Su valor trasciende lo local. Este espacio urbano es patrimonio urbanístico del Caribe por su exuberancia natural, por su relación directa con el mar abierto y por la manera en que articula ciudad, clima, paisaje y cultura. No es común que una capital caribeña conserve un borde marítimo tan amplio, tan visible y tan cargado de identidad. Esa primacía no es únicamente geográfica; es simbólica. Durante décadas ha sido la carta de presentación de Santo Domingo ante el mundo.
Como toda ciudad viva, este eje urbano no ha sido estático. Ha mutado con el tiempo, a veces con aciertos, otras con tropiezos. Ha conocido épocas de esplendor y momentos de abandono, cuando la falta de planificación, el deterioro del espacio público y la desconexión con la ciudadanía le fueron restando protagonismo. Sin embargo, su esencia nunca desapareció. Siempre estuvo ahí, esperando que la ciudad volviera a mirarlo con visión, respeto y sentido de futuro.
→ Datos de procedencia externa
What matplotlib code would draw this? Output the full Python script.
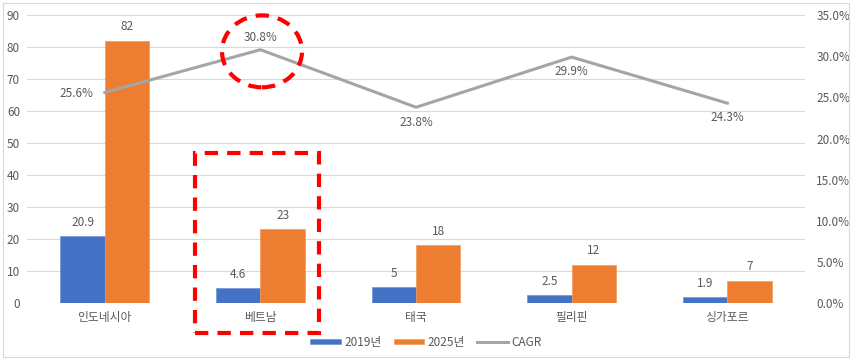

En los últimos años, ese reencuentro ha comenzado a materializarse. La transformación de este corredor costero responde a una lógica inevitable: el crecimiento urbano de la ciudad primada de América exige espacios públicos más inclusivos, más seguros, más humanos. El desarrollo urbanístico ya no puede concebirse únicamente en función del vehículo o del aprovechamiento inmobiliario; debe colocar al ciudadano en el centro, recuperar la escala humana y reconciliar la ciudad con su geografía natural.
Las intervenciones recientes apuntan justamente a eso. Más espacio para caminar, para encontrarse, para hacer deporte, para vivir la ciudad de frente al mar. Se trata de ir más allá del embellecimiento, de otorgarle un nuevo significado. De entender este espacio como un corredor urbano integral, donde convivan la memoria histórica, la actividad cultural, la recreación, el turismo y la vida cotidiana. Un espacio que no se mire solo en fechas especiales, sino que se use, se cuide y se sienta propio todos los días.
Este proceso, como todo cambio urbano de envergadura, plantea desafíos. El equilibrio entre inversión privada y uso público, la preservación del paisaje, la accesibilidad universal, la convivencia armónica entre residentes, visitantes y actividades diversas. Transformar no es borrar; es interpretar correctamente lo que somos y hacia dónde queremos ir como ciudad.
Este frente marítimo de Santo Domingo merece esa mirada madura y responsable. Porque no es un proyecto más ni una moda urbana pasajera. Es parte de nuestra identidad colectiva. Es la línea donde la ciudad se encuentra con su historia y con su futuro. Cuidarlo, transformarlo con inteligencia y devolverlo a la gente es, en el fondo, una forma de honrar la primacía de esta ciudad y de reafirmar que el desarrollo, cuando es bien entendido, no rompe con la memoria: la fortalece.